In the face of insurmountable debt you have made the decision to declare bankruptcy. It should be a knockout blow. But, fully comprehending the mistakes made in managing debt, you have decided to get up again and pull your company through the crisis. Make certain you have in your corner, a lawyer seasoned in bankruptcy law. Here is what you can expect as your chapter 11 process unfolds.
Declaring Chapter 11
You begin by filing for a chapter 11 bankruptcy which allows you to keep the business open. Within a few weeks a member of the U.S. Trustee office will review the records and documents and will certify that they are in order. Note that the person is not acting in the role of a “trustee” at this point. You are required to close all existing bank accounts. You will operate one type of account only, as what the law terms a “debtor in possession.” The accounts provide for the payment of new obligations going forward.
Once your contact at the US Trustee decides the paperwork is in order, you and your attorney will attend a meeting of creditors, which is the first official step in the process. At this point an attorney from the U.S. Trustee office gets involved. The hearing is usually a simple meeting that is conducted in a conference room. In many cases no creditor actually attends the meeting. From this point forward you would have a requirement to file monthly operating reports and pay fees to the U.S. Trustee.

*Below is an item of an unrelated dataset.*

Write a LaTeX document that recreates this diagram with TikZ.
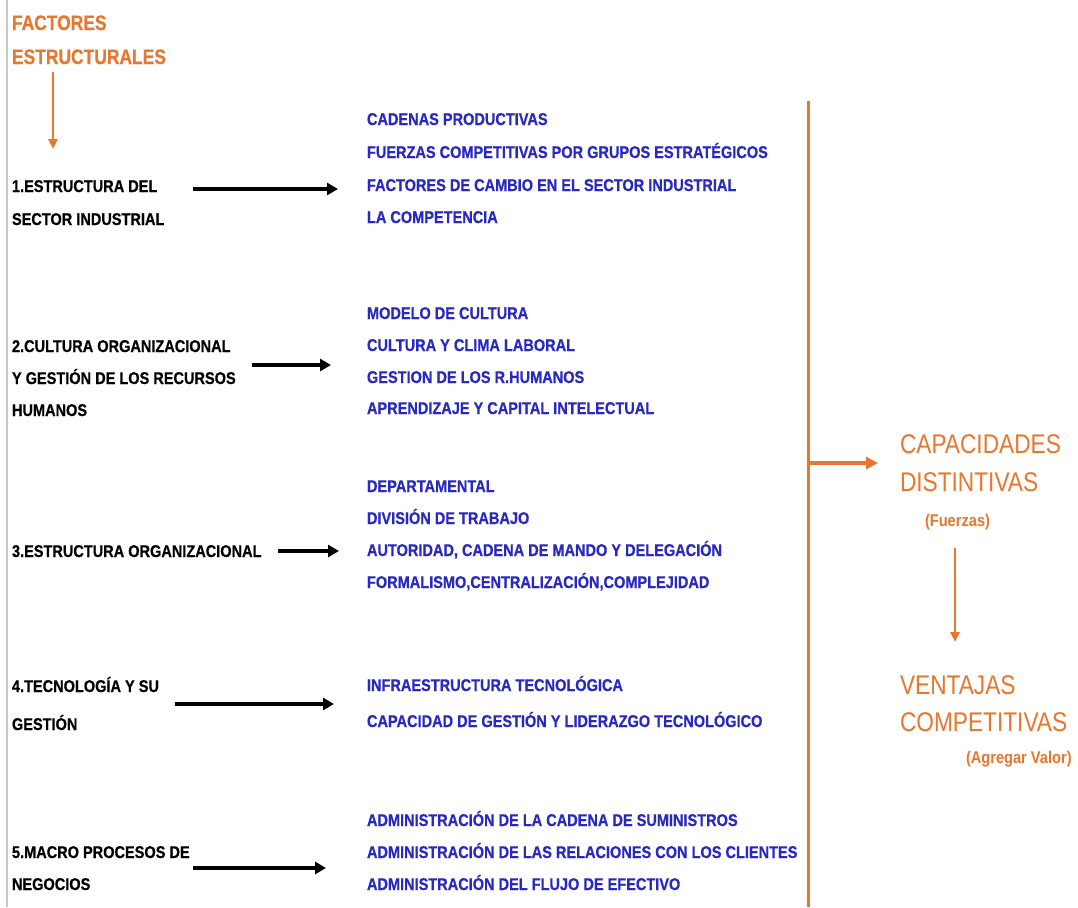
\documentclass[tikz,border=0pt]{standalone}
\usepackage{fontspec}
\setmainfont{Liberation Sans}
\newfontfamily\condsans{Liberation Sans}[FakeStretch=0.855, BoldFeatures={FakeBold=0.6}]
\newfontfamily\headsans{Liberation Sans}[FakeStretch=0.83, BoldFeatures={FakeBold=0.4}]
\newfontfamily\widesans{Liberation Sans}[FakeStretch=0.84]
\newfontfamily\notesans{Liberation Sans}[FakeStretch=0.86]
\usetikzlibrary{arrows.meta}
\definecolor{listblue}{RGB}{40,40,195}
\definecolor{accent}{RGB}{232,118,44}
\definecolor{edgegray}{RGB}{200,200,200}

\begin{document}
\begin{tikzpicture}[x=1pt,y=-1pt,
  txt/.style={anchor=base west, inner sep=0pt, outer sep=0pt},
  itemtxt/.style={txt, font=\condsans\bfseries\fontsize{17}{20}\selectfont},
  listtxt/.style={txt, text=listblue, font=\condsans\bfseries\fontsize{17}{20}\selectfont},
  headtxt/.style={txt, text=accent, font=\headsans\bfseries\fontsize{21}{24}\selectfont},
  goaltxt/.style={txt, text=accent, font=\widesans\fontsize{27}{30}\selectfont},
  notetxt/.style={txt, text=accent, font=\notesans\bfseries\fontsize{17}{20}\selectfont},
  linkarrow/.style={line width=3.2pt, -{Triangle[length=11pt,width=12pt]}},
  flowarrow/.style={draw=accent, line width=2.6pt, -{Triangle[length=10pt,width=9pt]}},
  bigflow/.style={draw=accent, line width=3.6pt, -{Triangle[length=12pt,width=12pt]}},
]
\useasboundingbox (0,0) rectangle (1078,907);
\fill[white] (0,0) rectangle (1078,907);
% left page border
\draw[edgegray, line width=1.5pt] (7,0) -- (7,907);

% heading
\node[headtxt] (fac1) at (12,30) {FACTORES};
\node[headtxt] (fac2) at (12,64) {ESTRUCTURALES};
\coordinate (facA) at (53,72);
\coordinate (facB) at (53,149);
\draw[flowarrow] (facA) -- (facB);

% factor 1
\node[itemtxt] (s1a) at (12,192) {1.ESTRUCTURA DEL};
\node[itemtxt] (s1b) at (12,225) {SECTOR INDUSTRIAL};
\node[listtxt] (l1a) at (367,125) {CADENAS PRODUCTIVAS};
\node[listtxt] (l1b) at (367,158) {FUERZAS COMPETITIVAS POR GRUPOS ESTRATÉGICOS};
\node[listtxt] (l1c) at (367,191) {FACTORES DE CAMBIO EN EL SECTOR INDUSTRIAL};
\node[listtxt] (l1d) at (367,223) {LA COMPETENCIA};
\coordinate (a1s) at (193,189);
\coordinate (a1e) at (338,189);
\draw[linkarrow] (a1s) -- (a1e);

% factor 2
\node[itemtxt] (s2a) at (12,352) {2.CULTURA ORGANIZACIONAL};
\node[itemtxt] (s2b) at (12,384) {Y GESTIÓN DE LOS RECURSOS};
\node[itemtxt] (s2c) at (12,416) {HUMANOS};
\node[listtxt] (l2a) at (367,319) {MODELO DE CULTURA};
\node[listtxt] (l2b) at (367,351) {CULTURA Y CLIMA LABORAL};
\node[listtxt] (l2c) at (367,383) {GESTION DE LOS R.HUMANOS};
\node[listtxt] (l2d) at (367,414) {APRENDIZAJE Y CAPITAL INTELECTUAL};
\coordinate (a2s) at (252,365);
\coordinate (a2e) at (331,365);
\draw[linkarrow] (a2s) -- (a2e);

% factor 3
\node[itemtxt] (s3a) at (12,557) {3.ESTRUCTURA ORGANIZACIONAL};
\node[listtxt] (l3a) at (367,492) {DEPARTAMENTAL};
\node[listtxt] (l3b) at (367,524) {DIVISIÓN DE TRABAJO};
\node[listtxt] (l3c) at (367,556) {AUTORIDAD, CADENA DE MANDO Y DELEGACIÓN};
\node[listtxt] (l3d) at (367,588) {FORMALISMO,CENTRALIZACIÓN,COMPLEJIDAD};
\coordinate (a3s) at (278,551);
\coordinate (a3e) at (339,551);
\draw[linkarrow] (a3s) -- (a3e);

% factor 4
\node[itemtxt] (s4a) at (12,692) {4.TECNOLOGÍA Y SU};
\node[itemtxt] (s4b) at (12,730) {GESTIÓN};
\node[listtxt] (l4a) at (367,691) {INFRAESTRUCTURA TECNOLÓGICA};
\node[listtxt] (l4b) at (367,727) {CAPACIDAD DE GESTIÓN Y LIDERAZGO TECNOLÓGICO};
\coordinate (a4s) at (175,704);
\coordinate (a4e) at (334,704);
\draw[linkarrow] (a4s) -- (a4e);

% factor 5
\node[itemtxt] (s5a) at (12,858) {5.MACRO PROCESOS DE};
\node[itemtxt] (s5b) at (12,890) {NEGOCIOS};
\node[listtxt] (l5a) at (367,826) {ADMINISTRACIÓN DE LA CADENA DE SUMINISTROS};
\node[listtxt] (l5b) at (367,858) {ADMINISTRACIÓN DE LAS RELACIONES CON LOS CLIENTES};
\node[listtxt] (l5c) at (367,890) {ADMINISTRACIÓN DEL FLUJO DE EFECTIVO};
\coordinate (a5s) at (193,868);
\coordinate (a5e) at (326,868);
\draw[linkarrow] (a5s) -- (a5e);

% collecting bar and results
\coordinate (barTop) at (808,101);
\coordinate (barBot) at (808,907);
\coordinate (barMid) at (808,463);
\coordinate (capIn) at (878,463);
\draw[accent, line width=3pt] (barTop) -- (barBot);
\draw[bigflow] (barMid) -- (capIn);

\node[goaltxt] (cap1) at (900,453) {CAPACIDADES};
\node[goaltxt] (cap2) at (900,491) {DISTINTIVAS};
\node[notetxt] (cap3) at (925,526) {(Fuerzas)};
\coordinate (vtA) at (955,548);
\coordinate (vtB) at (955,642);
\draw[flowarrow] (vtA) -- (vtB);
\node[goaltxt] (ven1) at (900,694) {VENTAJAS};
\node[goaltxt] (ven2) at (900,731) {COMPETITIVAS};
\node[notetxt] (ven3) at (966,763) {(Agregar Valor)};
\end{tikzpicture}
\end{document}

Shortly after you file for bankruptcy, you will meet with a judge in what is called a “status conference.” The judge will require a brief outline of your reorganization, demonstrating how you will reform the way the company operates. The plan need not be thorough at this point. The court will set a time for submission of a more formal reorganization plan. From the get-go, you will want to give the judge a sense of what you have learned about debt. Acknowledge past mistakes made and convey your commitment to managing debt in the future.
After the status conference, you will need to file with the court a more comprehensive plan demonstrating how your reorganization will actually fix the core problem(s) that led to bankruptcy. The plan must include a repayment schedule for outstanding debt.
- Priority claims, like payroll taxes, need to be repaid within 5 years.
- Unsecured creditors (vendors, etc.) don’t need to be paid 100%, but if you want to remain the owner of the company that emerges from bankruptcy, you need to be aware that creditors can band together and demand a higher % of payback than you might otherwise be able to negotiate.
- Ranking classes of debt determine the priority of repayment. Secured creditors rank first. 2nd: IRS / payroll taxes. 3rd: employees who haven’t been paid in the time leading up to when bankruptcy was declared. 4th: unsecured creditors. Last: owners.
- Each class gets to vote on your plan and you need to convince at least one of the classes, who will not be repaid 100%, to accept the plan. You need at least half in number and 2/3rd in total debt value to accept the plan.
- Creditors within each class must be treated alike. For example, you cannot pay some employees but not pay others.
- While in bankruptcy you are required to pay a quarterly fee to the Office of the U.S. Trustee. The fee is calculated based upon disbursements made (often the fee is in the range of $650 – $1,000 per quarter.
After gaining support from enough creditors the case moves to a confirmation hearing. The final plan must, in the opinion of the court, be in compliance with the Bankruptcy Code. If the viability of the plan is in doubt you may be forced into chapter 7.
If your bankruptcy case is open long enough, you may need to file taxes.
The process is riddled with deadlines. You will face a barrage of motions from creditors who want to be paid. Some will submit alternative plans to oppose your recovery strategy. Clear and honest communication with the court, with your lawyer, with employees and with your creditors, is key to a timely and successful outcome.